Wiegand died in December 1986. Regina Wiegand's obituary states that she was predeceased by her husband, John Wiegand, in 1986.

==Wiegand effect==

The Wiegand effect is a magnetic phenomenon observed in specially processed ferromagnetic wire, commonly called Wiegand wire. Machine Design describes the wire as an iron-alloy wire treated to form a hard outer shell around a soft inner core. When exposed to an external magnetic field, the wire undergoes an abrupt magnetic polarity switch that produces a distinct voltage pulse.

The same source notes that the effect was discovered in the 1970s and that the resulting pulse-generating behaviour made the wire useful in a range of sensing and motion applications.
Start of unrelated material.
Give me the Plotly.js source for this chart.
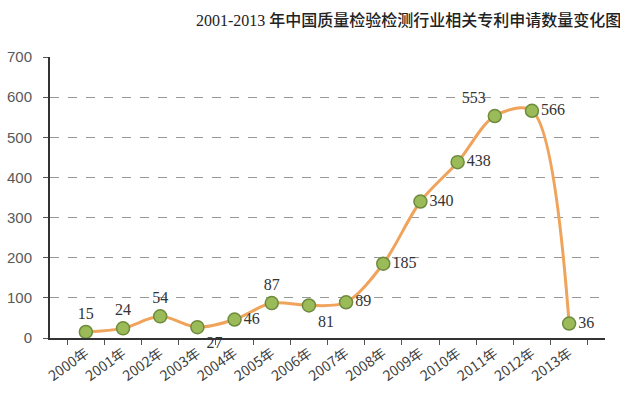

==Patents and applications==
Wiegand patented a number of inventions relating to pulse generators and magnetic switching devices based on bistable ferromagnetic wire technology, including the following United States patents:

- "US3780313A - Pulse generator"
- "US3892118A - Magnetic switching device"
- "US4247601A"
- "US4263523A"
- "US4309628A"
- "US4484090A"

Machine Design reports that Wiegand later worked with Milton Velinsky and formed Wiegand Electronics to develop applications for the Wiegand effect. It also describes uses of Wiegand wire in sensing, motion applications, and related engineering systems.

==Legacy==
The Wiegand effect became associated with magnetic sensing and identification technologies, and Wiegand wire continued to be discussed in engineering literature decades after its development.